Short exercise => Provide an exact copy of the data, excluding the images.

#####

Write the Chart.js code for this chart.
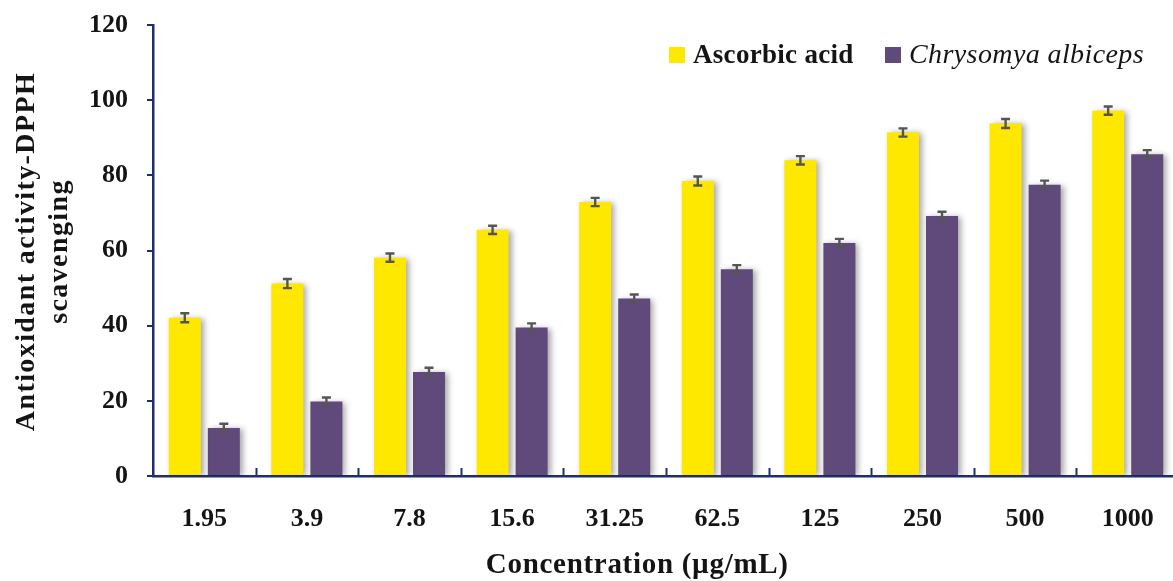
<!DOCTYPE html>
<html>
<head>
<meta charset="utf-8">
<title>Antioxidant activity – DPPH scavenging</title>
<script src="https://cdn.jsdelivr.net/npm/chart.js@4.4.1/dist/chart.umd.min.js"></script>
<style>
  html, body { margin: 0; padding: 0; background: #ffffff; overflow: hidden; }
  #wrap { position: relative; width: 1185px; height: 581px; }
</style>
</head>
<body>
<div id="wrap"><canvas id="chart" width="1185" height="581"></canvas></div>
<script>
// Concentrations tested (µg/mL)
const concentrations = ['1.95', '3.9', '7.8', '15.6', '31.25', '62.5', '125', '250', '500', '1000'];

// DPPH scavenging (%) – ascorbic acid standard
const ascorbicAcid    = [42.1, 51.2, 58.1, 65.5, 72.9, 78.5, 84.0, 91.4, 93.8, 97.2];
const ascorbicAcidSd  = [1.2, 1.2, 1.1, 1.1, 1.1, 1.2, 1.1, 1.1, 1.2, 1.1];

// DPPH scavenging (%) – Chrysomya albiceps extract
const chrysomya       = [12.8, 19.8, 27.7, 39.5, 47.2, 55.0, 62.0, 69.2, 77.5, 85.6];
const chrysomyaSd     = [1.1, 1.1, 1.1, 1.1, 1.1, 1.1, 1.1, 1.1, 1.1, 1.1];

// Value axis ticks
const yTicks = [0, 20, 40, 60, 80, 100, 120];

const NAVY = '#1f2f6e';
const TEXT = '#141414';
const SERIF = '"Liberation Serif", "Times New Roman", serif';

// Soft drop shadow under the bars
const barShadow = {
  id: 'barShadow',
  beforeDatasetDraw(chart) {
    const ctx = chart.ctx;
    ctx.save();
    ctx.shadowColor = 'rgba(0,0,0,0.35)';
    ctx.shadowBlur = 6;
    ctx.shadowOffsetX = 3;
    ctx.shadowOffsetY = 1;
  },
  afterDatasetDraw(chart) {
    chart.ctx.restore();
  }
};

// ± SD whiskers on top of each bar
const errorBars = {
  id: 'errorBars',
  afterDatasetsDraw(chart) {
    const ctx = chart.ctx;
    const yScale = chart.scales.y;
    ctx.save();
    ctx.strokeStyle = '#555555';
    ctx.lineWidth = 2.4;
    chart.data.datasets.forEach((ds, di) => {
      const meta = chart.getDatasetMeta(di);
      meta.data.forEach((bar, i) => {
        const v = ds.data[i], e = ds.sd[i];
        const yTop = yScale.getPixelForValue(v + e);
        const yBot = yScale.getPixelForValue(v - e);
        const x = bar.x, cap = 4.5;
        ctx.beginPath();
        ctx.moveTo(x, yTop); ctx.lineTo(x, yBot);
        ctx.moveTo(x - cap, yTop); ctx.lineTo(x + cap, yTop);
        ctx.moveTo(x - cap, yBot); ctx.lineTo(x + cap, yBot);
        ctx.stroke();
      });
    });
    ctx.restore();
  }
};

// Short inward tick marks between categories on the x axis
const categoryTicks = {
  id: 'categoryTicks',
  afterDraw(chart) {
    const ctx = chart.ctx;
    const xs = chart.scales.x;
    const n = chart.data.labels.length;
    const yb = chart.chartArea.bottom;
    ctx.save();
    ctx.strokeStyle = NAVY;
    ctx.lineWidth = 2;
    for (let i = 1; i <= n; i++) {
      const x = Math.round(xs.getPixelForDecimal(i / n)) + 0.5;
      ctx.beginPath();
      ctx.moveTo(x, yb);
      ctx.lineTo(x, yb - 8);
      ctx.stroke();
    }
    ctx.restore();
  }
};

// Axis titles and legend (mixed upright / italic entries)
const titlesAndLegend = {
  id: 'titlesAndLegend',
  afterDraw(chart) {
    const ctx = chart.ctx;
    const area = chart.chartArea;
    const midY = (area.top + area.bottom) / 2;
    ctx.save();
    ctx.fillStyle = TEXT;

    // Y-axis title, two rotated lines
    ctx.font = 'bold 28px ' + SERIF;
    ctx.letterSpacing = '1.4px';
    ctx.textAlign = 'center';
    ctx.textBaseline = 'alphabetic';
    [['Antioxidant activity-DPPH', 34], ['scavenging', 67]].forEach(([txt, bx]) => {
      ctx.save();
      ctx.translate(bx, midY + 1);
      ctx.rotate(-Math.PI / 2);
      ctx.fillText(txt, 0, 0);
      ctx.restore();
    });

    // X-axis title
    ctx.font = 'bold 29px ' + SERIF;
    ctx.letterSpacing = '0.7px';
    ctx.fillText('Concentration (\u00b5g/mL)', area.left + (area.right - area.left) * 0.472, 573);

    // Legend
    ctx.textAlign = 'left';
    const legendY = area.top + 22;   // square top
    const entries = [
      { x: area.right - 510, font: 'bold 27px ' + SERIF, spacing: '0.3px' },
      { x: area.right - 294, font: 'italic 28px ' + SERIF, spacing: '0.4px' }
    ];
    chart.data.datasets.forEach((ds, i) => {
      const e = entries[i];
      ctx.fillStyle = ds.backgroundColor;
      ctx.fillRect(e.x, legendY, 16, 16);
      ctx.fillStyle = TEXT;
      ctx.font = e.font;
      ctx.letterSpacing = e.spacing;
      ctx.fillText(ds.label, e.x + 24, legendY + 16);
    });
    ctx.restore();
  }
};

const tickFont = { family: SERIF, size: 26, weight: 'bold' };

new Chart(document.getElementById('chart'), {
  type: 'bar',
  data: {
    labels: concentrations,
    datasets: [
      {
        label: 'Ascorbic acid',
        data: ascorbicAcid,
        sd: ascorbicAcidSd,
        backgroundColor: '#ffe800',
        borderWidth: 0,
        barPercentage: 0.82,
        categoryPercentage: 0.761
      },
      {
        label: 'Chrysomya albiceps',
        data: chrysomya,
        sd: chrysomyaSd,
        backgroundColor: '#604a7b',
        borderWidth: 0,
        barPercentage: 0.82,
        categoryPercentage: 0.761
      }
    ]
  },
  options: {
    responsive: false,
    animation: false,
    devicePixelRatio: 1,
    layout: { padding: { top: 25, right: 6, bottom: 0, left: 0 } },
    plugins: {
      legend: { display: false },
      tooltip: { enabled: false }
    },
    scales: {
      x: {
        offset: true,
        afterFit(scale) { scale.height = 105; },
        grid: { display: false },
        border: { display: true, color: NAVY, width: 2.5 },
        ticks: { color: TEXT, font: tickFont, padding: 20, maxRotation: 0, autoSkip: false }
      },
      y: {
        min: 0,
        max: 120,
        afterBuildTicks(scale) { scale.ticks = yTicks.map(v => ({ value: v })); },
        afterFit(scale) {
          scale.width = 153;
          scale.paddingTop = 0;
          scale.paddingBottom = 0;
        },
        grid: { drawOnChartArea: false, drawTicks: true, tickLength: 6, color: NAVY, lineWidth: 2 },
        border: { display: true, color: NAVY, width: 2.5 },
        ticks: { color: TEXT, font: tickFont, padding: 19 }
      }
    }
  },
  plugins: [barShadow, errorBars, categoryTicks, titlesAndLegend]
});
</script>
</body>
</html>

#####

Correct output =>
Write the Chart.js code for this chart.
<!DOCTYPE html>
<html>
<head>
<meta charset="utf-8">
<title>Antioxidant activity – DPPH scavenging</title>
<script src="https://cdn.jsdelivr.net/npm/chart.js@4.4.1/dist/chart.umd.min.js"></script>
<style>
  html, body { margin: 0; padding: 0; background: #ffffff; overflow: hidden; }
  #wrap { position: relative; width: 1185px; height: 581px; }
</style>
</head>
<body>
<div id="wrap"><canvas id="chart" width="1185" height="581"></canvas></div>
<script>
// Concentrations tested (µg/mL)
const concentrations = ['1.95', '3.9', '7.8', '15.6', '31.25', '62.5', '125', '250', '500', '1000'];

// DPPH scavenging (%) – ascorbic acid standard
const ascorbicAcid    = [42.1, 51.2, 58.1, 65.5, 72.9, 78.5, 84.0, 91.4, 93.8, 97.2];
const ascorbicAcidSd  = [1.2, 1.2, 1.1, 1.1, 1.1, 1.2, 1.1, 1.1, 1.2, 1.1];

// DPPH scavenging (%) – Chrysomya albiceps extract
const chrysomya       = [12.8, 19.8, 27.7, 39.5, 47.2, 55.0, 62.0, 69.2, 77.5, 85.6];
const chrysomyaSd     = [1.1, 1.1, 1.1, 1.1, 1.1, 1.1, 1.1, 1.1, 1.1, 1.1];

// Value axis ticks
const yTicks = [0, 20, 40, 60, 80, 100, 120];

const NAVY = '#1f2f6e';
const TEXT = '#141414';
const SERIF = '"Liberation Serif", "Times New Roman", serif';

// Soft drop shadow under the bars
const barShadow = {
  id: 'barShadow',
  beforeDatasetDraw(chart) {
    const ctx = chart.ctx;
    ctx.save();
    ctx.shadowColor = 'rgba(0,0,0,0.35)';
    ctx.shadowBlur = 6;
    ctx.shadowOffsetX = 3;
    ctx.shadowOffsetY = 1;
  },
  afterDatasetDraw(chart) {
    chart.ctx.restore();
  }
};

// ± SD whiskers on top of each bar
const errorBars = {
  id: 'errorBars',
  afterDatasetsDraw(chart) {
    const ctx = chart.ctx;
    const yScale = chart.scales.y;
    ctx.save();
    ctx.strokeStyle = '#555555';
    ctx.lineWidth = 2.4;
    chart.data.datasets.forEach((ds, di) => {
      const meta = chart.getDatasetMeta(di);
      meta.data.forEach((bar, i) => {
        const v = ds.data[i], e = ds.sd[i];
        const yTop = yScale.getPixelForValue(v + e);
        const yBot = yScale.getPixelForValue(v - e);
        const x = bar.x, cap = 4.5;
        ctx.beginPath();
        ctx.moveTo(x, yTop); ctx.lineTo(x, yBot);
        ctx.moveTo(x - cap, yTop); ctx.lineTo(x + cap, yTop);
        ctx.moveTo(x - cap, yBot); ctx.lineTo(x + cap, yBot);
        ctx.stroke();
      });
    });
    ctx.restore();
  }
};

// Short inward tick marks between categories on the x axis
const categoryTicks = {
  id: 'categoryTicks',
  afterDraw(chart) {
    const ctx = chart.ctx;
    const xs = chart.scales.x;
    const n = chart.data.labels.length;
    const yb = chart.chartArea.bottom;
    ctx.save();
    ctx.strokeStyle = NAVY;
    ctx.lineWidth = 2;
    for (let i = 1; i <= n; i++) {
      const x = Math.round(xs.getPixelForDecimal(i / n)) + 0.5;
      ctx.beginPath();
      ctx.moveTo(x, yb);
      ctx.lineTo(x, yb - 8);
      ctx.stroke();
    }
    ctx.restore();
  }
};

// Axis titles and legend (mixed upright / italic entries)
const titlesAndLegend = {
  id: 'titlesAndLegend',
  afterDraw(chart) {
    const ctx = chart.ctx;
    const area = chart.chartArea;
    const midY = (area.top + area.bottom) / 2;
    ctx.save();
    ctx.fillStyle = TEXT;

    // Y-axis title, two rotated lines
    ctx.font = 'bold 28px ' + SERIF;
    ctx.letterSpacing = '1.4px';
    ctx.textAlign = 'center';
    ctx.textBaseline = 'alphabetic';
    [['Antioxidant activity-DPPH', 34], ['scavenging', 67]].forEach(([txt, bx]) => {
      ctx.save();
      ctx.translate(bx, midY + 1);
      ctx.rotate(-Math.PI / 2);
      ctx.fillText(txt, 0, 0);
      ctx.restore();
    });

    // X-axis title
    ctx.font = 'bold 29px ' + SERIF;
    ctx.letterSpacing = '0.7px';
    ctx.fillText('Concentration (\u00b5g/mL)', area.left + (area.right - area.left) * 0.472, 573);

    // Legend
    ctx.textAlign = 'left';
    const legendY = area.top + 22;   // square top
    const entries = [
      { x: area.right - 510, font: 'bold 27px ' + SERIF, spacing: '0.3px' },
      { x: area.right - 294, font: 'italic 28px ' + SERIF, spacing: '0.4px' }
    ];
    chart.data.datasets.forEach((ds, i) => {
      const e = entries[i];
      ctx.fillStyle = ds.backgroundColor;
      ctx.fillRect(e.x, legendY, 16, 16);
      ctx.fillStyle = TEXT;
      ctx.font = e.font;
      ctx.letterSpacing = e.spacing;
      ctx.fillText(ds.label, e.x + 24, legendY + 16);
    });
    ctx.restore();
  }
};

const tickFont = { family: SERIF, size: 26, weight: 'bold' };

new Chart(document.getElementById('chart'), {
  type: 'bar',
  data: {
    labels: concentrations,
    datasets: [
      {
        label: 'Ascorbic acid',
        data: ascorbicAcid,
        sd: ascorbicAcidSd,
        backgroundColor: '#ffe800',
        borderWidth: 0,
        barPercentage: 0.82,
        categoryPercentage: 0.761
      },
      {
        label: 'Chrysomya albiceps',
        data: chrysomya,
        sd: chrysomyaSd,
        backgroundColor: '#604a7b',
        borderWidth: 0,
        barPercentage: 0.82,
        categoryPercentage: 0.761
      }
    ]
  },
  options: {
    responsive: false,
    animation: false,
    devicePixelRatio: 1,
    layout: { padding: { top: 25, right: 6, bottom: 0, left: 0 } },
    plugins: {
      legend: { display: false },
      tooltip: { enabled: false }
    },
    scales: {
      x: {
        offset: true,
        afterFit(scale) { scale.height = 105; },
        grid: { display: false },
        border: { display: true, color: NAVY, width: 2.5 },
        ticks: { color: TEXT, font: tickFont, padding: 20, maxRotation: 0, autoSkip: false }
      },
      y: {
        min: 0,
        max: 120,
        afterBuildTicks(scale) { scale.ticks = yTicks.map(v => ({ value: v })); },
        afterFit(scale) {
          scale.width = 153;
          scale.paddingTop = 0;
          scale.paddingBottom = 0;
        },
        grid: { drawOnChartArea: false, drawTicks: true, tickLength: 6, color: NAVY, lineWidth: 2 },
        border: { display: true, color: NAVY, width: 2.5 },
        ticks: { color: TEXT, font: tickFont, padding: 19 }
      }
    }
  },
  plugins: [barShadow, errorBars, categoryTicks, titlesAndLegend]
});
</script>
</body>
</html>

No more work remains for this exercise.